Required task: Please, without the pictures, retype exactly the lines from the start of the material through the line that holds "const outT3 = [];".

Provided material:
--- Start ---
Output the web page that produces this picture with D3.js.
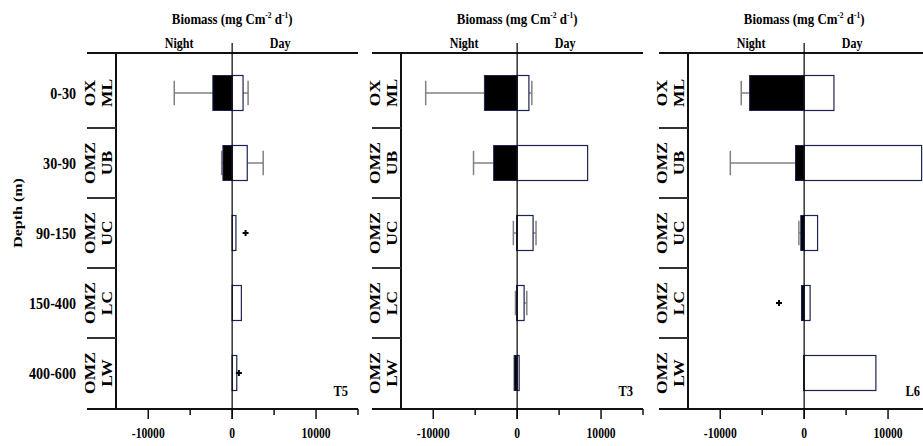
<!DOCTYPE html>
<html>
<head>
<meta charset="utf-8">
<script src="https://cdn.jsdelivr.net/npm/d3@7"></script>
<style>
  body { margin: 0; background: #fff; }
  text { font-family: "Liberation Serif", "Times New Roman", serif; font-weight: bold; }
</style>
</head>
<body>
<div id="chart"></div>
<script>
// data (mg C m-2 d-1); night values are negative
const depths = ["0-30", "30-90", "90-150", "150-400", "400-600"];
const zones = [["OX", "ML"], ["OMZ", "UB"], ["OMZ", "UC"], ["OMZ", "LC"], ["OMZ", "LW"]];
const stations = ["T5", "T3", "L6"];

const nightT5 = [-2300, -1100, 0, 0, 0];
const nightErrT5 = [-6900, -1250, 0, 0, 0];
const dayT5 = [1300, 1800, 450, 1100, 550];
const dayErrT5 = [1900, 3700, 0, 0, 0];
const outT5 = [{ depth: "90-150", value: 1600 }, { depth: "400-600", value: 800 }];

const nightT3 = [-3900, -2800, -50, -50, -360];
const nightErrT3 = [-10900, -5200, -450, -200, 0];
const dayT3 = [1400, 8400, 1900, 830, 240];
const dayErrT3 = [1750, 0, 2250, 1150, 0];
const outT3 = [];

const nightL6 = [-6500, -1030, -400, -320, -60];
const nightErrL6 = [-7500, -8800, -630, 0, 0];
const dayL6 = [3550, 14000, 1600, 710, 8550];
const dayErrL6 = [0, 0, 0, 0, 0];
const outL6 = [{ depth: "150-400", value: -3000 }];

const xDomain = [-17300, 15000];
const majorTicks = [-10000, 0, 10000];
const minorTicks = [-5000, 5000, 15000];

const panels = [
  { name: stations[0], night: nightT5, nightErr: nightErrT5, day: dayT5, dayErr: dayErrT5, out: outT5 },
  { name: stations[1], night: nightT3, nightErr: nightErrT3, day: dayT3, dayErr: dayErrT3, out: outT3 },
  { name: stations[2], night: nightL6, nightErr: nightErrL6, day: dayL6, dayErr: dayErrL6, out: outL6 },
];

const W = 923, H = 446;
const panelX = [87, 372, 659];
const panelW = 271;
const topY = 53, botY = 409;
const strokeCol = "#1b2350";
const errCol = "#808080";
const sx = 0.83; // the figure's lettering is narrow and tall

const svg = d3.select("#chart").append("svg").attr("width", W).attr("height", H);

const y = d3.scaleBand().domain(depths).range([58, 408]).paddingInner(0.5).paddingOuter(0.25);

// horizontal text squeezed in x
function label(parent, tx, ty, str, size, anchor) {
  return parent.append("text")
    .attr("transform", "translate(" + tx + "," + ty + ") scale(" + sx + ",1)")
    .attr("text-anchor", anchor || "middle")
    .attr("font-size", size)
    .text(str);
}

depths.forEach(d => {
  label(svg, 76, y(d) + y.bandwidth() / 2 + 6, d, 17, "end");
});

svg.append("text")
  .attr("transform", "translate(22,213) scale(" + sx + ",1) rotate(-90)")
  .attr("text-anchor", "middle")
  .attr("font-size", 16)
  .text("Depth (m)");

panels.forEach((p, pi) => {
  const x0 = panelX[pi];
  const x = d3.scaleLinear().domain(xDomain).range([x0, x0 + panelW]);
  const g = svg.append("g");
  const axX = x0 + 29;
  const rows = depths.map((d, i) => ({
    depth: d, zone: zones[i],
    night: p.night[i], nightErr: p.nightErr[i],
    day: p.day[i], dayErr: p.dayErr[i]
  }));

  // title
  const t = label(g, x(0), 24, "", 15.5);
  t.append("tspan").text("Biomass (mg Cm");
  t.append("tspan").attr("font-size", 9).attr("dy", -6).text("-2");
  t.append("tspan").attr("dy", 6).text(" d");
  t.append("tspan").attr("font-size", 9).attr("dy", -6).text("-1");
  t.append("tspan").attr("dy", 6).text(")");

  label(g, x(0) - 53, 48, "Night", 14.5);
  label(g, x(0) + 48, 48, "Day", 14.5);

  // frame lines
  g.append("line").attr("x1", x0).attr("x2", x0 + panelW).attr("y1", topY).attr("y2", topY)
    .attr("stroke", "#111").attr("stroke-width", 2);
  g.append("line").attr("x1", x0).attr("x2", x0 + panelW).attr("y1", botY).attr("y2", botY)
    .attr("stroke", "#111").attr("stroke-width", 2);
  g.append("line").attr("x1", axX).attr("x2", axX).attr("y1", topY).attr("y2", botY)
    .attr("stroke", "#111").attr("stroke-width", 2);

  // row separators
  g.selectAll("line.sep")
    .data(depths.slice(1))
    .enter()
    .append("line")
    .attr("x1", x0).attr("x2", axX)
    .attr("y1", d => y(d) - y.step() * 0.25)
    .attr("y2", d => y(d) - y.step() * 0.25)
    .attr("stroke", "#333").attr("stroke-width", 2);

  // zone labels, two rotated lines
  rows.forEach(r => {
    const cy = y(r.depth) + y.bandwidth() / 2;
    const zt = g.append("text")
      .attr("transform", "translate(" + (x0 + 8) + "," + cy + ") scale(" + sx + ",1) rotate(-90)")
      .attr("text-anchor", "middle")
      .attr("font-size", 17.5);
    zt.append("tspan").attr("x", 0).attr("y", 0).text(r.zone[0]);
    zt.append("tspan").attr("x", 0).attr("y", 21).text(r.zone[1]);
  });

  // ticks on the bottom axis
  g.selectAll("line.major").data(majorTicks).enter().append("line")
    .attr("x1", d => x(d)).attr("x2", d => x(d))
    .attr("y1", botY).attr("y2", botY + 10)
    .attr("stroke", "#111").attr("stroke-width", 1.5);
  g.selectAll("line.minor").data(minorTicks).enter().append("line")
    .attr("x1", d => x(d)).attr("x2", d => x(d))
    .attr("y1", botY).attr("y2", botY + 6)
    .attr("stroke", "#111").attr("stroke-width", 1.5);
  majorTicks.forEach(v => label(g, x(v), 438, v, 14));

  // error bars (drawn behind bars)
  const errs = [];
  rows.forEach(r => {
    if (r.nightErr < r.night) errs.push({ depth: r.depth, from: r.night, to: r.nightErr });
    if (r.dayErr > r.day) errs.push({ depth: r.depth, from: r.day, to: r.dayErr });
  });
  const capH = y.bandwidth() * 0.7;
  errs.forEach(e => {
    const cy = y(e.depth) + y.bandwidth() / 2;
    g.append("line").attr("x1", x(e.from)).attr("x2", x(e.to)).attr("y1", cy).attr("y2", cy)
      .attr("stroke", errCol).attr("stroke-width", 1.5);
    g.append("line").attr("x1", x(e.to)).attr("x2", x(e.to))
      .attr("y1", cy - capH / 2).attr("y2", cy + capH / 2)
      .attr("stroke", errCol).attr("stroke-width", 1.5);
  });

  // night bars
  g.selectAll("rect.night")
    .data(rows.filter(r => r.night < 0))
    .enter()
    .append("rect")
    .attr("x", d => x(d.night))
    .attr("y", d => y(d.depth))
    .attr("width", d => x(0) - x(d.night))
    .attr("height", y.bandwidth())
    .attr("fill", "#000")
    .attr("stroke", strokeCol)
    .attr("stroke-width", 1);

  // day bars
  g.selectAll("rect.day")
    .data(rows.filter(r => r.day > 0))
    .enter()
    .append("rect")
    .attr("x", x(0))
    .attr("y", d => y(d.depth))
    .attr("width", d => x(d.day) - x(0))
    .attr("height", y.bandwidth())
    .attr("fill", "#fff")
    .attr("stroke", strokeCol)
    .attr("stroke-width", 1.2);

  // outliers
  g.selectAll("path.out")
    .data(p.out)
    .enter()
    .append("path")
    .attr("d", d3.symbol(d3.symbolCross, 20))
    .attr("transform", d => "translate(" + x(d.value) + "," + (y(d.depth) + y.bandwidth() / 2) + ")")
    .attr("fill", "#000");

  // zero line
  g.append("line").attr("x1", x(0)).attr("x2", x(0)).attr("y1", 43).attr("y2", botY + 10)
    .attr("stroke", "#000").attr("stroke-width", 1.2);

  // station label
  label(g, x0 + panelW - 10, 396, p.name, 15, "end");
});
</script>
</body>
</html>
--- End ---
Answer for the task:
Output the web page that produces this picture with D3.js.
<!DOCTYPE html>
<html>
<head>
<meta charset="utf-8">
<script src="https://cdn.jsdelivr.net/npm/d3@7"></script>
<style>
  body { margin: 0; background: #fff; }
  text { font-family: "Liberation Serif", "Times New Roman", serif; font-weight: bold; }
</style>
</head>
<body>
<div id="chart"></div>
<script>
// data (mg C m-2 d-1); night values are negative
const depths = ["0-30", "30-90", "90-150", "150-400", "400-600"];
const zones = [["OX", "ML"], ["OMZ", "UB"], ["OMZ", "UC"], ["OMZ", "LC"], ["OMZ", "LW"]];
const stations = ["T5", "T3", "L6"];

const nightT5 = [-2300, -1100, 0, 0, 0];
const nightErrT5 = [-6900, -1250, 0, 0, 0];
const dayT5 = [1300, 1800, 450, 1100, 550];
const dayErrT5 = [1900, 3700, 0, 0, 0];
const outT5 = [{ depth: "90-150", value: 1600 }, { depth: "400-600", value: 800 }];

const nightT3 = [-3900, -2800, -50, -50, -360];
const nightErrT3 = [-10900, -5200, -450, -200, 0];
const dayT3 = [1400, 8400, 1900, 830, 240];
const dayErrT3 = [1750, 0, 2250, 1150, 0];
const outT3 = [];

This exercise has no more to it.